Sure, Kree Harrison and Amber Holcomb have the chops to contend, but Candice is in such a class by herself -- she's the black Adele -- it'd be a shame if she didn't win. Wednesday night, she even got Mariah Carey to get up out of her seat and glitterbomb her.

Even more evident? Lazaro Arbos has to go home. If he doesn't, the producers are playing a card they used in "Pop Idol" in Great Britain: prey on audience sympathy. If you have any sense of that edition, Gareth Gates, another singer with a stuttering problem, got into the finals and was viewed as the one to beat. (The trump card? The winner actually confronted Simon Cowell and won audience support.)

Arbos was so off-key it was difficult to listen. AND he was singing a Carpenters song (Who can't stay on key with those?). Even Mariah -- who was reprimanded for being too nice -- let him know he was a little weak. No kidding. The guy sounded like he was being held against his will.

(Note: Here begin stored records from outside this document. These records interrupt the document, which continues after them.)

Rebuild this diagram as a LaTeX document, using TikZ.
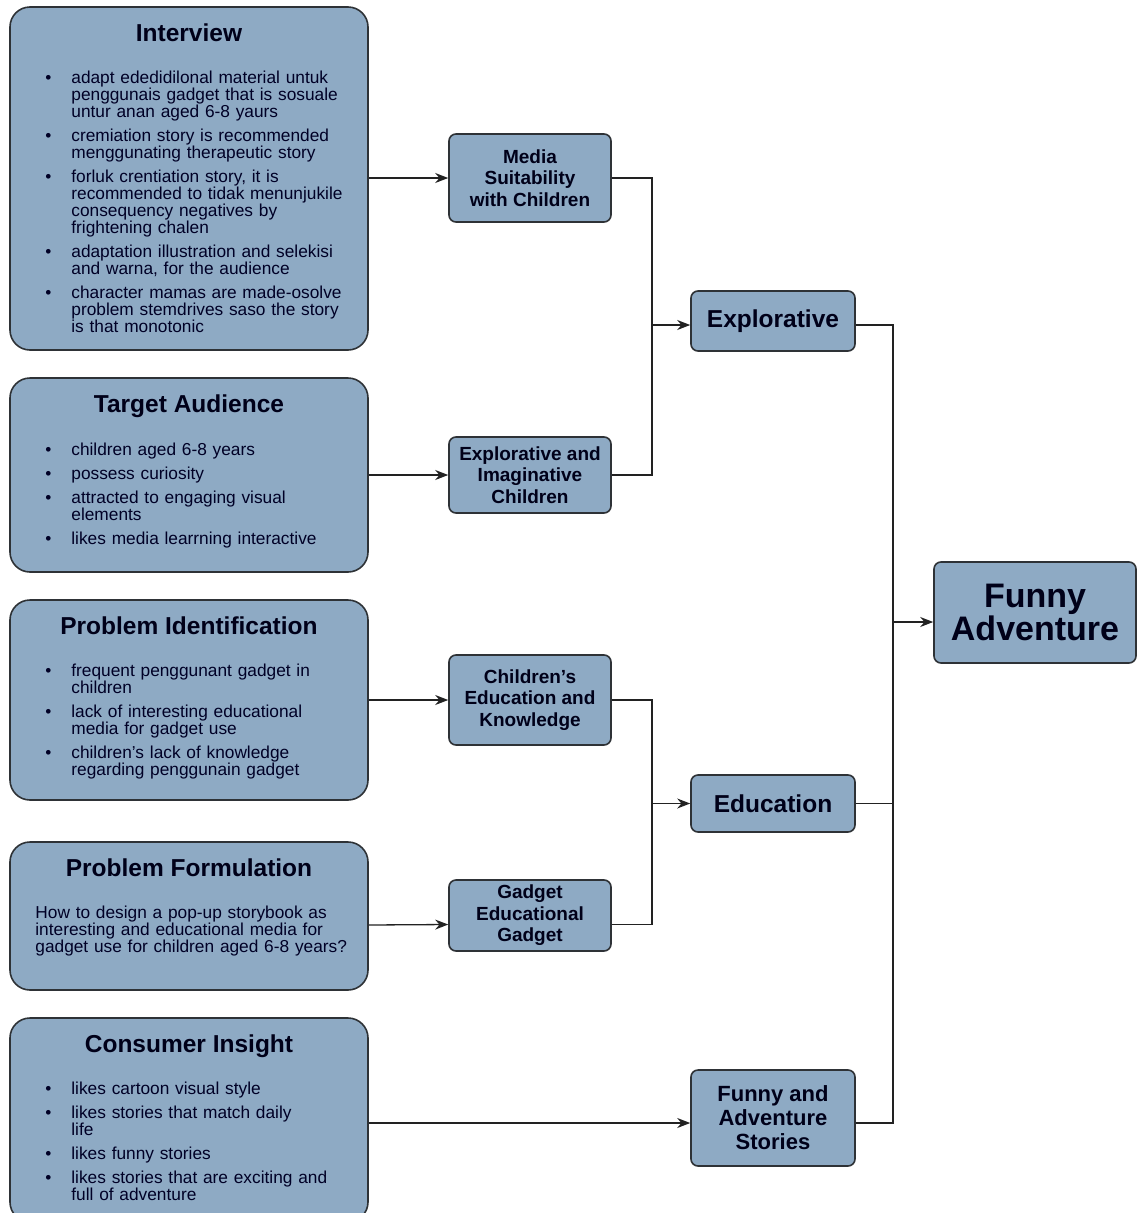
\documentclass[tikz,border=0pt]{standalone}
\usepackage{fontspec}
\setmainfont{Liberation Sans}
\usepackage{tikz}
\usetikzlibrary{positioning, arrows.meta}
\definecolor{boxfill}{HTML}{8EAAC4}
\definecolor{boxline}{HTML}{2E3236}
\definecolor{linkcol}{HTML}{222222}
\newcommand{\bitem}[1]{\par\hangindent=26pt\hangafter=1\noindent\makebox[26pt][l]{\textbullet}#1\par}
\tikzset{
>={Stealth[length=13pt, width=10pt]}, % filled arrow heads
bigbox/.style={draw=boxline, fill=boxfill, line width=1.6pt, rounded corners=20pt, minimum width=358pt},
smallbox/.style={draw=boxline, fill=boxfill, line width=1.6pt, rounded corners=7pt, minimum width=162pt, align=center, text=black!90!blue, font=\bfseries\fontsize{19}{21.5}\selectfont},
headtext/.style={inner sep=0pt, text=black!90!blue, font=\bfseries\fontsize{24.5}{28}\selectfont},
listtext/.style={inner sep=0pt, text width=330pt, align=left, text=black!85!blue, font=\fontsize{17.3}{17}\selectfont},
link/.style={draw=linkcol, line width=1.3pt},
}
\begin{document}
\begin{tikzpicture}[x=1pt, y=-1pt]
\clip (0,0) rectangle (1140,1213);
\fill[white] (0,0) rectangle (1140,1213);
% left column
\node[bigbox, minimum height=343pt] (intv) at (189,178.5) {};
\node[headtext, below=17pt of intv.north] (intvhead) {Interview};
\node[listtext, below right=53pt and 36pt of intv.north west] (intvlist) {\setlength{\parskip}{7pt}%
\bitem{adapt ededidilonal material untuk\newline penggunais gadget that is sosuale\newline untur anan aged 6-8 yaurs}
\bitem{cremiation story is recommended\newline menggunating therapeutic story}
\bitem{forluk crentiation story, it is\newline recommended to tidak menunjukile\newline consequency negatives by\newline frightening chalen}
\bitem{adaptation illustration and selekisi\newline and warna, for the audience}
\bitem{character mamas are made-osolve\newline problem stemdrives saso the story\newline is that monotonic}};
\node[bigbox, minimum height=194pt] (aud) at (189,475) {};
\node[headtext, below=17pt of aud.north] (audhead) {Target Audience};
\node[listtext, below right=54pt and 36pt of aud.north west] (audlist) {\setlength{\parskip}{7pt}%
\bitem{children aged 6-8 years}
\bitem{possess curiosity}
\bitem{attracted to engaging visual\newline elements}
\bitem{likes media learrning interactive}};
\node[bigbox, minimum height=200pt] (pid) at (189,700) {};
\node[headtext, below=17pt of pid.north] (pidhead) {Problem Identification};
\node[listtext, below right=53pt and 36pt of pid.north west] (pidlist) {\setlength{\parskip}{7pt}%
\bitem{frequent penggunant gadget in\newline children}
\bitem{lack of interesting educational\newline media for gadget use}
\bitem{children’s lack of knowledge\newline regarding penggunain gadget}};
\node[bigbox, minimum height=148pt] (pform) at (189,916) {};
\node[headtext, below=17pt of pform.north] (pformhead) {Problem Formulation};
\node[listtext, below right=65pt and 26pt of pform.north west] (pformtext) {How to design a pop-up storybook as\newline interesting and educational media for\newline gadget use for children aged 6-8 years?\par};
\node[bigbox, minimum height=204pt] (cins) at (189,1120) {};
\node[headtext, below=17pt of cins.north] (cinshead) {Consumer Insight};
\node[listtext, below right=53pt and 36pt of cins.north west] (cinslist) {\setlength{\parskip}{7pt}%
\bitem{likes cartoon visual style}
\bitem{likes stories that match daily\newline life}
\bitem{likes funny stories}
\bitem{likes stories that are exciting and\newline full of adventure}};
% middle column
\node[smallbox, minimum height=88pt] (media) at (530,178) {Media\\Suitability\\with Children};
\node[smallbox, minimum height=76pt] (imag) at (530,475) {Explorative and\\Imaginative\\Children};
\node[smallbox, minimum height=90pt] (cedu) at (530,700) {Children’s\\Education and\\Knowledge};
\node[smallbox, minimum height=71pt] (gadget) at (530,915.5) {Gadget\\Educational\\Gadget};
% right columns
\node[smallbox, minimum width=164pt, minimum height=60pt, font=\bfseries\fontsize{24.5}{28}\selectfont] (expl) at (773,321) {Explorative};
\node[smallbox, minimum width=164pt, minimum height=57pt, font=\bfseries\fontsize{24.5}{28}\selectfont] (edu) at (773,803.5) {Education};
\node[smallbox, minimum width=164pt, minimum height=96pt, font=\bfseries\fontsize{22}{24}\selectfont] (stories) at (773,1118) {Funny and\\Adventure\\Stories};
\node[smallbox, minimum width=202pt, minimum height=101pt, font=\bfseries\fontsize{34}{33}\selectfont] (fadv) at (1035,612.5) {Funny\\Adventure};
\coordinate (jexp) at (652,325);
\coordinate (jedu) at (652,803.5);
\coordinate (jfun) at (893,622);
% connectors
\draw[link, ->] (intv.east |- media) -- (media);
\draw[link, ->] (aud) -- (imag);
\draw[link, ->] (pid) -- (cedu);
\draw[link, ->] ([yshift=-9pt]pform.east) -- ([yshift=-9pt]gadget.west);
\draw[link, ->] (cins.east |- 0,1123) -- (stories.west |- 0,1123);
\draw[link] (media) -| (jexp);
\draw[link] (imag) -| (jexp);
\draw[link, ->] (jexp) -- (expl.west |- jexp);
\draw[link] (cedu) -| (jedu);
\draw[link] ([yshift=-9pt]gadget.east) -| (jedu);
\draw[link, ->] (jedu) -- (edu);
\draw[link] (expl.east |- jexp) -| (jfun);
\draw[link] (edu) -| (jfun);
\draw[link] (stories.east |- 0,1123) -| (jfun);
\draw[link, ->] (jfun) -- (fadv.west |- jfun);
\end{tikzpicture}
\end{document}
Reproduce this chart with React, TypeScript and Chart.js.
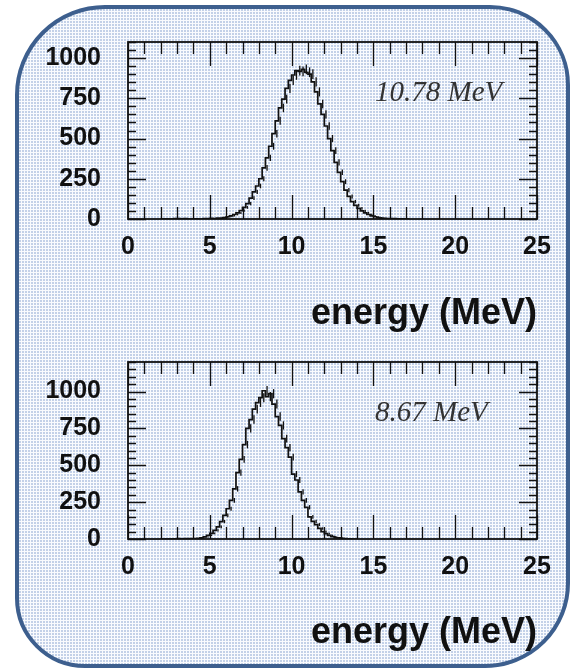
import React, { useEffect, useRef } from 'react';
import { Chart, registerables } from 'chart.js';

Chart.register(...registerables);

// ---- data ----
const BIN_WIDTH = 0.2; // MeV
const TOP_FIRST_BIN = 2.0;
const topCounts = [
  0, 0, 0, 0, 0,
  2, 3, 1, 2, 0,
  0, 1, 0, 0, 2,
  3, 4, 3, 5, 6,
  9, 14, 20, 28, 38,
  52, 72, 96, 130, 168,
  205, 250, 318, 380, 452,
  530, 610, 690, 745, 812,
  862, 895, 922, 918, 930,
  912, 900, 852, 790, 715,
  650, 578, 500, 425, 352,
  290, 232, 180, 140, 108,
  85, 66, 50, 38, 28,
  20, 14, 9, 6, 4,
  3, 2, 2, 1, 1,
  0,
];
const BOTTOM_FIRST_BIN = 2.0;
const bottomCounts = [
  0, 0, 0, 0, 0,
  1, 2, 1, 2, 2,
  3, 3, 5, 8, 14,
  25, 38, 58, 82, 118,
  160, 205, 262, 340, 450,
  540, 640, 750, 810, 880,
  925, 958, 1005, 965, 985,
  915, 830, 770, 680, 620,
  555, 440, 400, 320, 262,
  215, 150, 120, 98, 72,
  50, 36, 24, 16, 10,
  7, 4, 2, 1, 0,
];
const X_MIN = 0;
const X_MAX = 25;
const X_MINOR = 1;
const X_MAJOR = 5;
const xTickLabels = [0, 5, 10, 15, 20, 25];
const yTickLabels = [0, 250, 500, 750, 1000];
const Y_MINOR = 50;
const Y_MAJOR = 250;
const TOP_Y_MAX = 1100;
const BOTTOM_Y_MAX = 1200;
const X_TITLE = 'energy (MeV)';
const TOP_LABEL = '10.78 MeV';
const BOTTOM_LABEL = '8.67 MeV';

const SANS = '"Liberation Sans", Arial, Helvetica, sans-serif';
const SERIF = '"Liberation Serif", "Times New Roman", serif';

function histPoints(first: number, counts: number[]) {
  const pts = counts.map((c, i) => ({ x: +(first + i * BIN_WIDTH).toFixed(3), y: c }));
  pts.push({ x: +(first + counts.length * BIN_WIDTH).toFixed(3), y: counts[counts.length - 1] });
  return pts;
}

const CANVAS_W = 572;
const CANVAS_H = 335;

const framePlugin = {
  id: 'rootFrame',
  afterDatasetsDraw(chart: any) {
    const { ctx, chartArea, scales } = chart;
    const { left, right, top, bottom } = chartArea;
    const xs = scales.x;
    const ys = scales.y;
    ctx.save();
    // error bars
    const ds = chart.data.datasets[0].data as { x: number; y: number }[];
    ctx.strokeStyle = '#111';
    ctx.lineWidth = 1.3;
    for (let i = 0; i < ds.length - 1; i++) {
      const v = ds[i].y;
      if (v <= 0) continue;
      const e = Math.sqrt(v);
      const px = xs.getPixelForValue(ds[i].x + BIN_WIDTH / 2);
      ctx.beginPath();
      ctx.moveTo(px, ys.getPixelForValue(v - e));
      ctx.lineTo(px, ys.getPixelForValue(v + e));
      ctx.stroke();
    }
    // ticks inside the frame
    ctx.lineWidth = 1.3;
    for (let e = X_MIN; e <= X_MAX; e += X_MINOR) {
      const px = Math.round(xs.getPixelForValue(e)) + 0.5;
      const len = e % X_MAJOR === 0 ? 24 : 12;
      ctx.beginPath();
      ctx.moveTo(px, bottom);
      ctx.lineTo(px, bottom - len);
      ctx.moveTo(px, top);
      ctx.lineTo(px, top + len);
      ctx.stroke();
    }
    const yMax = ys.max;
    for (let v = 0; v <= yMax; v += Y_MINOR) {
      const py = Math.round(ys.getPixelForValue(v)) + 0.5;
      const len = v % Y_MAJOR === 0 ? 18 : 8;
      ctx.beginPath();
      ctx.moveTo(left, py);
      ctx.lineTo(left + len, py);
      ctx.moveTo(right, py);
      ctx.lineTo(right - len, py);
      ctx.stroke();
    }
    ctx.lineWidth = 1.8;
    ctx.strokeRect(left, top, right - left, bottom - top);
    // annotation
    const label = chart.options.plugins.rootFrame.label;
    ctx.font = `italic 29px ${SERIF}`;
    ctx.fillStyle = '#333';
    ctx.textAlign = 'left';
    ctx.textBaseline = 'alphabetic';
    ctx.fillText(label, left + 247, top + 59);
    ctx.restore();
  },
};

function Panel({ counts, first, yMax, label, top, titlePad }: any) {
  const ref = useRef<HTMLCanvasElement>(null);
  useEffect(() => {
    if (!ref.current) return;
    const chart = new Chart(ref.current, {
      type: 'line',
      data: {
        datasets: [
          {
            data: histPoints(first, counts),
            stepped: 'after',
            borderColor: '#111',
            borderWidth: 1.7,
            pointRadius: 0,
            fill: false,
          },
        ],
      },
      options: {
        animation: false,
        responsive: false,
        maintainAspectRatio: false,
        layout: { padding: { left: 0, right: 35, top: 39, bottom: 0 } },
        plugins: {
          legend: { display: false },
          tooltip: { enabled: false },
          rootFrame: { label },
        } as any,
        scales: {
          x: {
            type: 'linear',
            min: X_MIN,
            max: X_MAX,
            grid: { display: false, drawTicks: false },
            border: { display: false },
            afterBuildTicks: (s: any) => {
              s.ticks = xTickLabels.map((v) => ({ value: v }));
            },
            ticks: {
              padding: 13,
              autoSkip: false,
              maxRotation: 0,
              color: '#111',
              font: { family: SANS, size: 25, weight: 'bold' },
              callback: (v: any) => String(v),
            },
            title: {
              display: true,
              text: X_TITLE,
              align: 'end',
              color: '#111',
              font: { family: SANS, size: 36, weight: 'bold', lineHeight: 1 },
              padding: { top: 0, bottom: titlePad },
            },
            afterFit: (s: any) => {
              s.height = CANVAS_H - 219;
            },
          },
          y: {
            type: 'linear',
            min: 0,
            max: yMax,
            grid: { display: false, drawTicks: false },
            border: { display: false },
            afterBuildTicks: (s: any) => {
              s.ticks = yTickLabels.map((v) => ({ value: v }));
            },
            ticks: {
              padding: 27,
              autoSkip: false,
              color: '#111',
              font: { family: SANS, size: 25, weight: 'bold' },
              callback: (v: any) => String(v),
            },
            afterFit: (s: any) => {
              s.width = 128;
            },
          },
        },
      } as any,
      plugins: [framePlugin],
    });
    return () => chart.destroy();
  }, []);
  return (
    <canvas
      ref={ref}
      width={CANVAS_W}
      height={CANVAS_H}
      style={{ position: 'absolute', left: 0, top, width: CANVAS_W, height: CANVAS_H }}
    />
  );
}

export default function App() {
  return (
    <div style={{ position: 'absolute', left: 0, top: 0, width: 572, height: 670, background: '#fff', overflow: 'hidden' }}>
      <div
        style={{
          position: 'absolute',
          left: 15,
          top: 5,
          width: 555,
          height: 663,
          boxSizing: 'border-box',
          border: '4.5px solid #3d5f8e',
          borderRadius: '90px 80px 85px 70px',
          backgroundColor: '#f9fbfe',
          backgroundImage: 'radial-gradient(circle at 1px 1px, #c3d1e8 0.8px, transparent 1.0px)',
          backgroundSize: '3px 3px',
        }}
      />
      <Panel counts={topCounts} first={TOP_FIRST_BIN} yMax={TOP_Y_MAX} label={TOP_LABEL} top={0} titlePad={2.5} />
      <Panel counts={bottomCounts} first={BOTTOM_FIRST_BIN} yMax={BOTTOM_Y_MAX} label={BOTTOM_LABEL} top={320} titlePad={4} />
    </div>
  );
}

Janelle Arthur was a bit better, but didn't distinguish herself enough. She's a cover artist, not an original. (The original country artist? That's Kree Harrison). Look for her to be in the bottom two with Lazaro.

Angie Miller fell in the middle (she's still uncomfortable with songs that aren't done at a piano) and Amber Holcomb found her voice (without Burnell Taylor around to disrupt). She has a Beyonce/Whitney quality that could prove most threatening to Candice.

Amber could be a big pop star; Candice will find her niche as an R&B icon.

Interestingly, the contestants were forced to sing Hal David/Burt Bacharach songs for the first half. You could have asked them to sing opera and they would have been more comfortable. For the second half, they got to choose ones they wished they had written.

Kree and Janelle picked country (natch); Amber covered Beyonce; Lazaro opted for Robbie Williams (again, another misstep); Angie found refuge behind a piano and Candice owned "Lovesong."

We learned a bit about the judges, too: THEY TALK TOO MUCH. Mariah rambled every time she got the spotlight (perhaps she could be a one-term judge); Randy Jackson fell back on old cliches ("in it to win it," "the best performance of the night"). Nicki didn't hide her preferences. Keith Urban was the only one to provide helpful criticism.

So, at the midway point, it's very easy to cut bait. Lazaro and Janelle, buh-bye. Mariah, nice meeting you.

Amber, Candice and Kree: Start thinking about your final songs. You're in it to win it dawgs.